Print only the lines from the top of the data through the line with "const H = 654;", both included, skipping every picture.

··· RAW DATA

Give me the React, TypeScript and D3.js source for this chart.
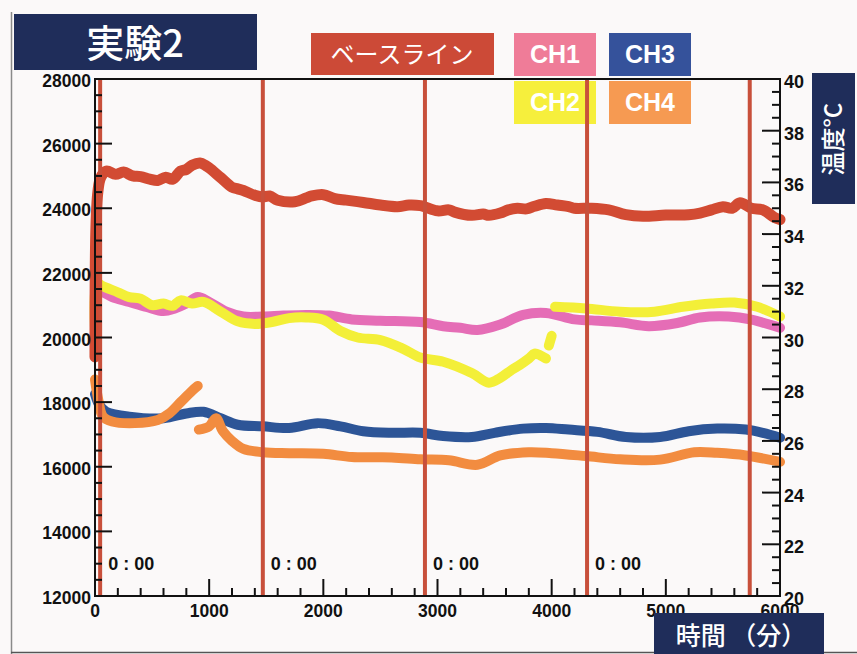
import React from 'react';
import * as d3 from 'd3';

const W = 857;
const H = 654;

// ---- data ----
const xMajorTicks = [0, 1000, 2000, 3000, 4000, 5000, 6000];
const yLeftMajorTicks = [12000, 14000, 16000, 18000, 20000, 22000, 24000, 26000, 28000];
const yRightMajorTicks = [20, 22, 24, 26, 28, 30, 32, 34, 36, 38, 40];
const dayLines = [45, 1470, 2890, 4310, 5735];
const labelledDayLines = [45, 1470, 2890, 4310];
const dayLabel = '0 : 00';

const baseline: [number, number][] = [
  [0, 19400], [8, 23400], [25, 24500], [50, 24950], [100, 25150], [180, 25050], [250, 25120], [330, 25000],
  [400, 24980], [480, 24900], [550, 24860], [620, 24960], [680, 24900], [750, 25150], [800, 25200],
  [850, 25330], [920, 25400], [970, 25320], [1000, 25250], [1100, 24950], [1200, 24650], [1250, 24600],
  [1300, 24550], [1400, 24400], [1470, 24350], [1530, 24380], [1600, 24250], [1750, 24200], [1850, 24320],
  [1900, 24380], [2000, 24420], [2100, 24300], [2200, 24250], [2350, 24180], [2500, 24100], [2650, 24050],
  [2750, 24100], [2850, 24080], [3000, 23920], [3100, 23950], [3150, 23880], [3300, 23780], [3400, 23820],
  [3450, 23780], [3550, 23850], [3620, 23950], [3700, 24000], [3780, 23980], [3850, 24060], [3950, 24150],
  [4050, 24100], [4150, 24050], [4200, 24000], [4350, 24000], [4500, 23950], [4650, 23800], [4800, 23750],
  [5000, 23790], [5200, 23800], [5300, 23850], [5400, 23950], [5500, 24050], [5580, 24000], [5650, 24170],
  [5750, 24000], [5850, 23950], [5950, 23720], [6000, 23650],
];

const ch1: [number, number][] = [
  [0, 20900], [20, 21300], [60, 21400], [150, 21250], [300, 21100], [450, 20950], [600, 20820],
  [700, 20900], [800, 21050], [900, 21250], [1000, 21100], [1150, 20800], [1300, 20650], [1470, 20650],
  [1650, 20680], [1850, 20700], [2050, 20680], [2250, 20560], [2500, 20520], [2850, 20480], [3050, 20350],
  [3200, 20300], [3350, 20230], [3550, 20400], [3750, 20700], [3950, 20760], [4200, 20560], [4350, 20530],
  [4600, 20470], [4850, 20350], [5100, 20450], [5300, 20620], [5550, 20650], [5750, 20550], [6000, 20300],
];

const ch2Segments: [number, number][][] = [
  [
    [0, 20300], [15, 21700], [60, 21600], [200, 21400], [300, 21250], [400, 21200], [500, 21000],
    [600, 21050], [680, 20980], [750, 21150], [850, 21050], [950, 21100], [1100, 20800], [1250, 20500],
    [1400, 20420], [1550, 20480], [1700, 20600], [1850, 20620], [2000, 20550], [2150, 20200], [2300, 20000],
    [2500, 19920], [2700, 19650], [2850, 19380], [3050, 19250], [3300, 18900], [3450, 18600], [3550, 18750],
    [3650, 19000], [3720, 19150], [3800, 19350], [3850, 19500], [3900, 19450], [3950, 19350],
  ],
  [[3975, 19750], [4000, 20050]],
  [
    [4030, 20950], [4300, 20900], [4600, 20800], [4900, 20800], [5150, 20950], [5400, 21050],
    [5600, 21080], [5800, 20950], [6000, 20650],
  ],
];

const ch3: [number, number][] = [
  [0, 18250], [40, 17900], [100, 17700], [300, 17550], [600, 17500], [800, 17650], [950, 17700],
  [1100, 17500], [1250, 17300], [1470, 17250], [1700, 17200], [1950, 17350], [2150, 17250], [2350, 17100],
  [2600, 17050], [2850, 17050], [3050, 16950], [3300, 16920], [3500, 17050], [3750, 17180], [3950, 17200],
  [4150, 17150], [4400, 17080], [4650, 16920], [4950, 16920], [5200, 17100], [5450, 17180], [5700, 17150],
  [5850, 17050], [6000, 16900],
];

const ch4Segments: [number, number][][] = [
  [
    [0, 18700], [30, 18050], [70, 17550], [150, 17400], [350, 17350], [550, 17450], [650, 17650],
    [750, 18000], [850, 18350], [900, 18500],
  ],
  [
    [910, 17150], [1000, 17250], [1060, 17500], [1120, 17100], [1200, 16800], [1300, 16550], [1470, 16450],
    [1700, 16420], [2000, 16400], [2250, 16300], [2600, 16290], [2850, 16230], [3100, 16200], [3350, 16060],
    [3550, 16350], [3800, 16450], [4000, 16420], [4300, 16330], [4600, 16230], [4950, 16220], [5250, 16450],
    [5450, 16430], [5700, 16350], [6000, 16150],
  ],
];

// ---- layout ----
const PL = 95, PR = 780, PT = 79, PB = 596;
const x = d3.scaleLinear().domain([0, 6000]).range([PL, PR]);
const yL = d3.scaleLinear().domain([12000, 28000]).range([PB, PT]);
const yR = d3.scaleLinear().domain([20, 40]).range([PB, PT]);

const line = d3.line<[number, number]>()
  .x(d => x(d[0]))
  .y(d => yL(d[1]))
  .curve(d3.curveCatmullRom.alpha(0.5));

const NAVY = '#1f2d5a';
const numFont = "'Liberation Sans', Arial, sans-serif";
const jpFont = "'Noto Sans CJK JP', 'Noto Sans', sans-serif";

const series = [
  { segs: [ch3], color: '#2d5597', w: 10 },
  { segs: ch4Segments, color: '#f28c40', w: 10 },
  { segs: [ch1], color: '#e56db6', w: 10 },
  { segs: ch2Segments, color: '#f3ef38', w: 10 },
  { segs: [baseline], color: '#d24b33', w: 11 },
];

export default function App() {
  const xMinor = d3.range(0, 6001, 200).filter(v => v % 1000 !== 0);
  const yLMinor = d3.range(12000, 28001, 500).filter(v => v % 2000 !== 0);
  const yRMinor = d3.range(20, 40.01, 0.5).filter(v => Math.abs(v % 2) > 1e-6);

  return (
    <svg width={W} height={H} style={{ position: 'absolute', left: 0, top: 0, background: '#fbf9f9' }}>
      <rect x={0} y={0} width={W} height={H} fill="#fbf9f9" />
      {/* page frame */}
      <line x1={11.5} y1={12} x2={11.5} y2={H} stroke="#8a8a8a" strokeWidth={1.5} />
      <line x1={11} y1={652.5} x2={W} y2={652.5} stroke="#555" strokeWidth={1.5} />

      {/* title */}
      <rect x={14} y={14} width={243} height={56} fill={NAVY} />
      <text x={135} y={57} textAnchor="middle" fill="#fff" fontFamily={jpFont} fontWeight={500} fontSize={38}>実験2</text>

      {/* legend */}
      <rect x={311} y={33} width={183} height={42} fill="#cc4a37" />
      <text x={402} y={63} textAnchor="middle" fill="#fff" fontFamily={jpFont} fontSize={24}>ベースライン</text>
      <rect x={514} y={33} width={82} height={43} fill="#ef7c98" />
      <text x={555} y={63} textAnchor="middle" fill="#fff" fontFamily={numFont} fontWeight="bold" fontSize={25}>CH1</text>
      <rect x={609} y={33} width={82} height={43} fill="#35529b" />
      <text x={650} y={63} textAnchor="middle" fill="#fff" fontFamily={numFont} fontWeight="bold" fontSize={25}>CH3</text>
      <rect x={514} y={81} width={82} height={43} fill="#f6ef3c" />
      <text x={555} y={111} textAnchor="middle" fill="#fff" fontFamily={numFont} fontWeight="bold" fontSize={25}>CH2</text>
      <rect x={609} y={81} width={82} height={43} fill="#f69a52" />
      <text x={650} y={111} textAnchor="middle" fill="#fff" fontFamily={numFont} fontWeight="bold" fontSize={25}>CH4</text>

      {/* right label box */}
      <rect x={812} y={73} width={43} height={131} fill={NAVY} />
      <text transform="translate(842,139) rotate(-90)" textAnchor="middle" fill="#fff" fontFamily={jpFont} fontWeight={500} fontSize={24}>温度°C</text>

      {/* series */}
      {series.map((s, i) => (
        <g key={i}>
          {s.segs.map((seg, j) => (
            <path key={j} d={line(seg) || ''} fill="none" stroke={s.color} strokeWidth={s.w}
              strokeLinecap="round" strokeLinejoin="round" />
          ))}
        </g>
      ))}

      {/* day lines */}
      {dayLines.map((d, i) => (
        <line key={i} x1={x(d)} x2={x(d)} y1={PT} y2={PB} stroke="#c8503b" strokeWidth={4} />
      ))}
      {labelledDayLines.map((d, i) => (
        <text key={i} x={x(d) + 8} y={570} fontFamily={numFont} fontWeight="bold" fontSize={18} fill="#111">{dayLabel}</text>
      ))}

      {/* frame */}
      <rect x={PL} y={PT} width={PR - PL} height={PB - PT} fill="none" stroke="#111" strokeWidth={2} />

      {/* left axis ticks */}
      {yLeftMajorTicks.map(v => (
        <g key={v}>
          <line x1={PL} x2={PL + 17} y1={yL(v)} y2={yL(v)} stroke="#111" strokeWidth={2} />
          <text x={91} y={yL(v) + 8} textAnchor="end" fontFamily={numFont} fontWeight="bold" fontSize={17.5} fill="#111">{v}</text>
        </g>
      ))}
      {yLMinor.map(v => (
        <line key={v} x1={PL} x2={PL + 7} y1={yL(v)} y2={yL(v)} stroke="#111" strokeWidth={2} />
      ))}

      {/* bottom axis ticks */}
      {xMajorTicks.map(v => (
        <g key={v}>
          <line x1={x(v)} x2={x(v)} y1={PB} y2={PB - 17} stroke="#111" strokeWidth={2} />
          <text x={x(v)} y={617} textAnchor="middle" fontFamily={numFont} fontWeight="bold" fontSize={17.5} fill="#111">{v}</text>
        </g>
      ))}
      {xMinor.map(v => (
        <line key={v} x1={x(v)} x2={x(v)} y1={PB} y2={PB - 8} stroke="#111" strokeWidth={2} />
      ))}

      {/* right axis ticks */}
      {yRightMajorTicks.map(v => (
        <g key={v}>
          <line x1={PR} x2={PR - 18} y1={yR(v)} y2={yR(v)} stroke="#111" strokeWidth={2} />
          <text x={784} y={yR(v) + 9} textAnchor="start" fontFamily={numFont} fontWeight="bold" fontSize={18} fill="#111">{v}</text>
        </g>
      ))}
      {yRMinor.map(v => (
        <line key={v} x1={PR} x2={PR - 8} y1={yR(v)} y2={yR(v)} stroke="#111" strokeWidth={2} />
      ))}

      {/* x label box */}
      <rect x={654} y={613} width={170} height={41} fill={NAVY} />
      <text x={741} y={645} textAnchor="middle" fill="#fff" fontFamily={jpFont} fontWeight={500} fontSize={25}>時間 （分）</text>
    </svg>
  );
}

······

● **EXERCISE RESPONSE**:
Give me the React, TypeScript and D3.js source for this chart.
import React from 'react';
import * as d3 from 'd3';

const W = 857;
const H = 654;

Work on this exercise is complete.